Beyond direct fraud, the report points to accelerating data exposure risks. Leaked source code more than doubled from 38 to 81 incidents, while third-party breach cases climbed from eight to 29, underscoring the country’s growing vulnerability through supply-chain connections.

Check Point’s research suggests that fraud linked to finance and e-gaming has evolved into cross-border operations powered by underground SIM card markets and the use of celebrity deepfakes — marking a shift from isolated scams to structured ecosystems.

Key sectors under pressure include:

  • Government and public sector, facing politically motivated DDoS attacks and defacements
  • Financial services, exposed to account takeovers, brand impersonation, and credential theft
  • Critical infrastructure, targeted during periods of geopolitical tension
  • Education platforms, often used as testing grounds for new threat actors due to lower cyber maturity

AI to accelerate scams in 2026

A computer monitor showing how identity fraud is now being done as iProov and HYPR unite to form 'ultimate defense' against AI-driven workforce identity fraud

Looking ahead, Check Point expects artificial intelligence to amplify existing fraud methods, making scams more convincing and faster to deploy rather than replacing current techniques.
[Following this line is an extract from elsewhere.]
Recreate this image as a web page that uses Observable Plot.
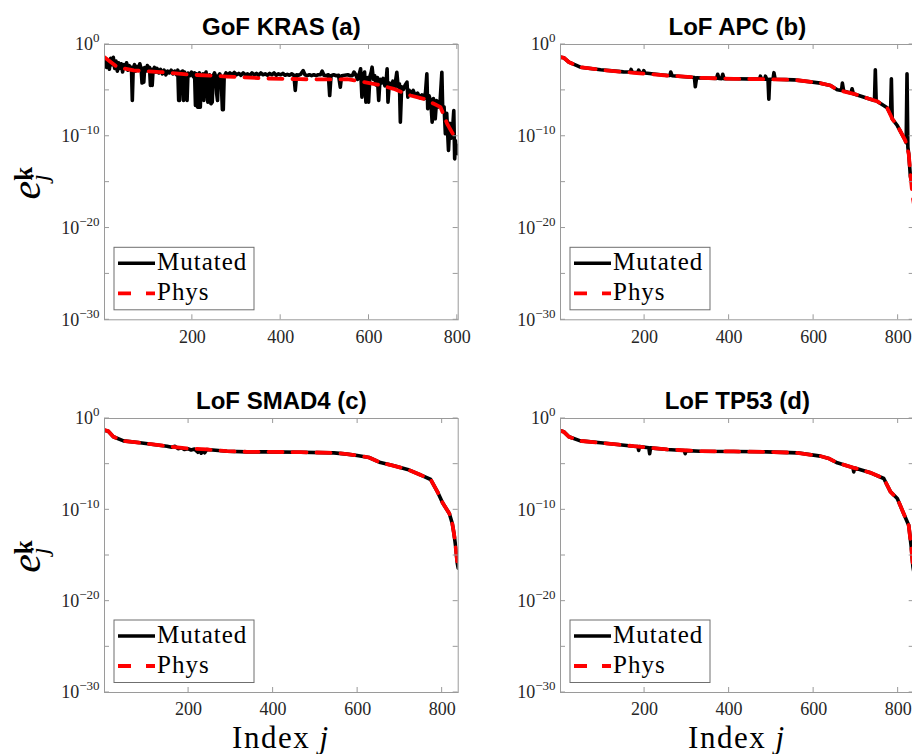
<!DOCTYPE html>
<html><head><meta charset="utf-8">
<script src="https://cdn.jsdelivr.net/npm/d3@7"></script>
<script src="https://cdn.jsdelivr.net/npm/@observablehq/plot@0.6"></script>
<style>
html,body{margin:0;padding:0;background:#fff;overflow:hidden}
#fig{position:relative;width:912px;height:754px;overflow:hidden;background:#fff}
#fig svg{position:absolute;overflow:visible}
</style></head><body><div id="fig"></div>
<script>
// ---- tick values and labels ----
const xTicks = [200, 400, 600, 800];
const yTicks = [1e0, 1e-10, 1e-20, 1e-30];
const yMinorTicks = [1e0, 1e-5, 1e-10, 1e-15, 1e-20, 1e-25, 1e-30];
const seriesNames = ["Mutated", "Phys"];
const titles = ["GoF KRAS (a)", "LoF APC (b)", "LoF SMAD4 (c)", "LoF TP53 (d)"];
const nIndex = [802, 838, 838, 838];

// ---- data: [index j, log10(e_j^k)] ----
const physA = [[1,-1.38],[30,-2.47],[67,-2.83],[128,-3.0],[188,-3.27],[279,-3.49],[369,-3.7],[445,-3.78],[520,-3.81],[551,-3.78],[581,-4.03],[619,-4.36],[656,-4.83],[694,-5.56],[724,-5.92],[747,-6.46],[762,-6.83],[777,-8.64],[792,-9.92],[802,-10.4]];
const mutA = [[1,-2.3],[3,-1.6],[6,-2.5],[9,-1.9],[12,-2.7],[15,-1.5],[18,-2.2],[21,-1.4],[24,-2.6],[27,-1.8],[30,-2.9],[33,-2.0],[36,-2.6],[39,-2.1],[42,-3.0],[45,-2.2],[48,-2.5],[51,-2.0],[54,-2.8],[57,-2.3],[60,-2.6],[62,-2.5],[64,-6.1],[66,-2.6],[69,-2.2],[72,-2.9],[75,-2.4],[78,-2.6],[81,-2.1],[84,-2.7],[86,-4.2],[88,-2.6],[90,-4.1],[92,-2.5],[95,-2.9],[98,-2.3],[101,-2.8],[103,-2.5],[105,-4.47],[107,-2.7],[109,-4.47],[111,-2.8],[114,-2.5],[117,-3.0],[120,-2.6],[124,-3.1],[128,-2.7],[132,-3.2],[136,-2.8],[140,-3.3],[144,-2.9],[148,-3.1],[152,-2.8],[156,-3.2],[160,-2.9],[164,-3.3],[167,-2.8],[169,-6.1],[171,-6.1],[173,-3.0],[176,-3.4],[178,-2.9],[180,-6.1],[182,-3.0],[185,-3.5],[188,-6.1],[190,-3.1],[194,-3.4],[198,-3.0],[202,-3.5],[205,-3.1],[207,-6.65],[209,-3.2],[212,-6.83],[214,-3.3],[216,-3.1],[218,-6.83],[220,-3.4],[222,-5.0],[224,-3.2],[226,-6.1],[228,-3.4],[231,-3.0],[235,-6.28],[237,-6.1],[239,-3.3],[242,-6.46],[245,-6.28],[247,-3.4],[250,-3.1],[253,-3.5],[255,-5.37],[257,-6.1],[259,-3.4],[262,-3.2],[265,-3.6],[268,-7.1],[270,-7.1],[272,-3.5],[276,-3.1],[280,-3.3],[285,-3.1],[290,-3.3],[295,-3.05],[300,-3.3],[305,-3.15],[310,-3.35],[315,-3.1],[320,-3.3],[325,-3.2],[330,-3.4],[335,-3.1],[340,-3.3],[345,-3.15],[350,-3.35],[355,-3.1],[360,-3.3],[365,-3.2],[370,-3.35],[375,-3.15],[380,-3.3],[385,-3.1],[390,-3.35],[395,-3.2],[400,-3.3],[405,-3.15],[410,-3.35],[415,-3.25],[420,-3.35],[425,-3.2],[430,-3.35],[433,-5.0],[436,-3.3],[440,-3.35],[445,-3.25],[451,-2.85],[455,-3.3],[460,-3.4],[465,-3.3],[470,-3.4],[475,-3.3],[480,-3.4],[485,-3.3],[490,-3.3],[494,-2.9],[498,-3.35],[503,-3.4],[508,-3.3],[511,-5.56],[514,-3.4],[520,-3.3],[526,-3.4],[531,-3.35],[535,-4.65],[538,-3.4],[545,-3.35],[552,-3.3],[558,-3.4],[562,-3.4],[566,-3.0],[570,-3.3],[574,-3.8],[578,-3.2],[581,-2.65],[584,-5.74],[587,-3.4],[590,-3.0],[593,-6.28],[596,-3.6],[599,-6.28],[602,-3.5],[605,-3.0],[607,-2.47],[610,-3.8],[613,-3.4],[616,-4.4],[619,-3.6],[622,-6.1],[625,-3.8],[628,-4.2],[632,-3.7],[636,-4.5],[639,-3.9],[641,-2.65],[643,-6.28],[646,-4.2],[650,-4.6],[654,-4.0],[658,-4.7],[663,-3.02],[666,-4.6],[669,-4.3],[671,-8.46],[674,-4.6],[678,-4.9],[682,-4.4],[686,-4.1],[688,-5.74],[691,-5.0],[695,-5.4],[700,-5.0],[705,-5.6],[710,-5.3],[715,-5.8],[720,-5.5],[725,-5.9],[728,-5.2],[731,-3.2],[733,-7.0],[736,-5.6],[740,-6.2],[743,-8.46],[746,-5.9],[750,-8.1],[753,-6.1],[757,-6.8],[761,-6.2],[765,-3.02],[767,-7.2],[770,-6.8],[773,-9.73],[776,-7.5],[780,-11.55],[783,-8.6],[786,-10.2],[789,-9.4],[792,-7.2],[794,-12.46],[796,-10.5],[798,-11.8],[800,-11.0],[802,-11.9]];

const physB = [[1,-1.38],[9,-1.45],[21,-1.93],[48,-2.47],[96,-2.76],[174,-3.09],[253,-3.38],[332,-3.63],[411,-3.74],[490,-3.78],[553,-3.85],[616,-4.21],[640,-4.47],[656,-4.94],[695,-5.37],[727,-5.85],[750,-6.18],[774,-6.9],[786,-8.1],[798,-8.83],[817,-10.46],[825,-11.9],[829,-14.1],[834,-16.45],[838,-17.6]];
const mutB = [[1,-1.38],[9,-1.45],[21,-1.93],[48,-2.47],[96,-2.76],[150,-2.98],[166,-3.0],[168,-2.72],[171,-3.02],[184,-3.05],[186,-2.8],[189,-3.06],[196,-3.08],[198,-2.85],[201,-3.1],[253,-3.38],[260,-3.37],[262,-3.0],[265,-3.4],[318,-3.6],[320,-4.6],[323,-3.62],[370,-3.7],[373,-3.25],[376,-3.71],[382,-3.72],[385,-3.25],[388,-3.73],[411,-3.74],[472,-3.77],[474,-3.45],[477,-3.77],[484,-3.78],[486,-3.45],[489,-3.78],[492,-3.78],[494,-5.95],[496,-3.78],[504,-3.78],[506,-3.07],[509,-3.79],[553,-3.85],[616,-4.21],[640,-4.47],[656,-4.94],[666,-5.0],[668,-4.21],[671,-5.05],[688,-5.3],[691,-4.83],[694,-5.36],[727,-5.85],[744,-6.1],[746,-2.76],[748,-6.14],[750,-6.18],[774,-6.9],[782,-7.6],[784,-3.74],[786,-8.1],[798,-8.83],[817,-10.46],[819,-10.7],[821,-3.2],[823,-11.2],[825,-11.9],[829,-14.4],[832,-15.0],[838,-16.0]];

const physC = [[1,-1.28],[10,-1.39],[22,-2.0],[46,-2.45],[85,-2.66],[149,-3.03],[196,-3.28],[243,-3.39],[291,-3.58],[338,-3.65],[386,-3.65],[465,-3.69],[544,-3.76],[575,-3.9],[599,-4.05],[627,-4.27],[654,-4.82],[686,-5.18],[718,-5.58],[750,-6.2],[773,-6.68],[789,-8.03],[801,-9.23],[817,-10.4],[824,-11.5],[828,-12.6],[832,-14.05],[836,-15.9],[838,-16.4]];
const mutC = [[1,-1.28],[10,-1.39],[22,-2.0],[46,-2.45],[85,-2.66],[149,-3.03],[160,-3.15],[168,-3.05],[175,-3.3],[183,-3.2],[190,-3.4],[198,-3.3],[206,-3.45],[214,-3.35],[222,-3.7],[226,-3.5],[230,-3.8],[234,-3.55],[238,-3.75],[243,-3.39],[291,-3.58],[338,-3.65],[386,-3.65],[465,-3.69],[544,-3.76],[575,-3.9],[599,-4.05],[627,-4.27],[654,-4.82],[686,-5.18],[718,-5.58],[750,-6.2],[773,-6.68],[789,-8.03],[801,-9.23],[817,-10.4],[824,-11.5],[828,-12.6],[832,-14.05],[836,-15.9],[838,-16.4]];

const physD = [[1,-1.35],[9,-1.46],[21,-2.0],[48,-2.45],[96,-2.66],[174,-3.03],[253,-3.39],[332,-3.58],[411,-3.61],[490,-3.65],[561,-3.76],[616,-4.12],[636,-4.38],[656,-4.85],[695,-5.4],[735,-5.95],[766,-6.57],[782,-8.03],[798,-8.76],[813,-10.4],[825,-11.68],[831,-14.05],[835,-16.24],[838,-17.0]];
const mutD = [[1,-1.35],[9,-1.46],[21,-2.0],[48,-2.45],[96,-2.66],[174,-3.03],[184,-3.06],[186,-3.5],[188,-3.08],[210,-3.2],[212,-3.85],[214,-3.22],[253,-3.39],[294,-3.5],[296,-3.85],[298,-3.52],[332,-3.58],[411,-3.61],[490,-3.65],[561,-3.76],[616,-4.12],[636,-4.38],[656,-4.85],[693,-5.38],[695,-5.85],[697,-5.42],[735,-5.95],[766,-6.57],[782,-8.03],[798,-8.76],[813,-10.4],[825,-11.68],[831,-14.05],[835,-16.24],[838,-17.0]];

const rows = arr => arr.map(([j, p]) => ({j, e: Math.pow(10, p)}));

const fig = document.getElementById("fig");
const ML = 104, MT = 44, FW = 353.7, MR = 12.3, MB = 62;
const serif = "Liberation Serif";
const sans = "Liberation Sans";

function panel(k, frameLeft, frameTop, FH, phys, mut, showY, showX) {
  const plot = Plot.plot({
    width: ML + FW + MR, height: MT + FH + MB,
    marginLeft: ML, marginRight: MR, marginTop: MT, marginBottom: MB,
    style: "background: transparent; overflow: visible;",
    x: {domain: [1, nIndex[k]], label: null},
    y: {type: "log", domain: [1e-30, 1], label: null},
    marks: [
      Plot.axisX({ticks: xTicks, tickSize: 0, tickPadding: 10, label: null,
        fontFamily: serif, fontSize: 18, fill: "#262626"}),
      Plot.axisY({ticks: yTicks, tickSize: 0, tickPadding: 5, label: null,
        fontFamily: serif, fontSize: 18, fill: "#262626",
        tickFormat: d => "10^" + Math.round(Math.log10(d))}),
      Plot.line(rows(mut), {x: "j", y: "e", stroke: "#000", strokeWidth: 3.6, strokeLinejoin: "round", clip: true}),
      Plot.line(rows(phys), {x: "j", y: "e", stroke: "#ff0000", strokeWidth: 3.8, strokeDasharray: "14,10", clip: true}),
      Plot.frame({stroke: "#9a9a9a"}),
      Plot.text([titles[k]], {text: d => d, frameAnchor: "top", lineAnchor: "bottom", dy: -9.5,
        fontFamily: sans, fontWeight: "bold", fontSize: 24, fill: "#000"})
    ]
  });
  plot.style.left = (frameLeft - ML) + "px";
  plot.style.top = (frameTop - MT) + "px";
  fig.appendChild(plot);
  const svg = d3.select(plot);

  // superscript exponents on y tick labels
  svg.selectAll('[aria-label="y-axis tick label"] text').each(function() {
    const t = this.textContent;
    if (t.indexOf("^") < 0) return;
    const exp = t.split("^")[1].replace("-", "\u2212");
    const s = d3.select(this);
    s.text(null);
    s.append("tspan").text("10");
    s.append("tspan").attr("font-size", 13).attr("dy", "-0.62em").text(exp);
  });

  // inward ticks on all four sides
  const sx = plot.scale("x"), sy = plot.scale("y");
  const g = svg.append("g").attr("stroke", "#9a9a9a").attr("stroke-width", 1);
  for (const t of xTicks) {
    const x = sx.apply(t);
    g.append("line").attr("x1", x).attr("x2", x).attr("y1", MT).attr("y2", MT + 5);
    g.append("line").attr("x1", x).attr("x2", x).attr("y1", MT + FH - 5).attr("y2", MT + FH);
  }
  for (const t of yMinorTicks) {
    const y = sy.apply(t);
    g.append("line").attr("x1", ML).attr("x2", ML + 5).attr("y1", y).attr("y2", y);
    g.append("line").attr("x1", ML + FW - 5).attr("x2", ML + FW).attr("y1", y).attr("y2", y);
  }

  // legend
  const bx = ML + 10, by = MT + FH - 72;
  const lg = svg.append("g").attr("text-anchor", "start");
  lg.append("rect").attr("x", bx).attr("y", by).attr("width", 140).attr("height", 62.5)
    .attr("fill", "#fff").attr("stroke", "#6f6f6f").attr("stroke-width", 1);
  lg.append("line").attr("x1", bx + 4).attr("x2", bx + 41).attr("y1", by + 16).attr("y2", by + 16)
    .attr("stroke", "#000").attr("stroke-width", 3.6);
  lg.append("line").attr("x1", bx + 4).attr("x2", bx + 41).attr("y1", by + 46).attr("y2", by + 46)
    .attr("stroke", "#ff0000").attr("stroke-width", 3.8).attr("stroke-dasharray", "13,15");
  lg.append("text").attr("x", bx + 43).attr("y", by + 23).attr("font-family", serif).attr("font-size", 25)
    .attr("letter-spacing", 1).attr("fill", "#000").text(seriesNames[0]);
  lg.append("text").attr("x", bx + 43).attr("y", by + 52.5).attr("font-family", serif).attr("font-size", 25)
    .attr("letter-spacing", 1).attr("fill", "#000").text(seriesNames[1]);

  if (showY) {
    const cy = MT + FH / 2 + 1.5, bxl = 40;
    const t = svg.append("text").attr("x", bxl).attr("y", cy).attr("text-anchor", "middle")
      .attr("transform", `rotate(-90,${bxl},${cy})`).attr("font-family", serif).attr("fill", "#000");
    t.append("tspan").attr("font-size", 42).attr("font-style", "italic").text("e");
    t.append("tspan").attr("font-size", 25).attr("font-weight", "bold").attr("dy", -8).text("k");
    t.append("tspan").attr("font-size", 25).attr("font-style", "italic").attr("dx", -14).attr("dy", 16).text("j");
  }
  if (showX) {
    const t = svg.append("text").attr("x", ML + FW / 2).attr("y", MT + FH + 56).attr("text-anchor", "middle")
      .attr("font-family", serif).attr("font-size", 31).attr("letter-spacing", 1.5).attr("fill", "#000");
    t.append("tspan").text("Index ");
    t.append("tspan").attr("font-style", "italic").text("j");
  }
}

panel(0, 104, 44, 275.3, physA, mutA, true, false);
panel(1, 560, 44, 275.3, physB, mutB, false, false);
panel(2, 104, 418.3, 274, physC, mutC, true, true);
panel(3, 560, 418.3, 274, physD, mutD, false, true);
</script>
</body></html>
NFC payment fraud is projected to increase alongside wider adoption of Google Pay and local e-wallets, while supply-chain breaches are expected to rise as organizations integrate AI tools and cloud services.

Brandcomm

Deepfakes and disinformation are also forecast to become more prominent, targeting brands, corporate leaders, and political institutions.

The report concludes that the country’s threat environment is now defined by high-impact, high-visibility, and low-complexity attacks, centered on phishing, identity abuse, and cloud misconfigurations — requiring a rethink of how digital risks are managed.

“Cyberattacks in the Philippines are no longer defined by technical sophistication, but by scale, automation, and deception,” said Ritchelle Santos, senior cyber threat intelligence analyst at Check Point Exposure Management Research. “In an environment where identity, trust, and mobile channels are the new battleground, the safest organizations will be those that protect their digital footprints as carefully as their networks. Staying safe now means verifying everything — every message, every transaction, and every identity — every time.”

With scams becoming more automated and believable, the findings highlight a growing challenge for Philippine businesses and consumers alike: defending not just systems, but trust itself in an increasingly digital economy.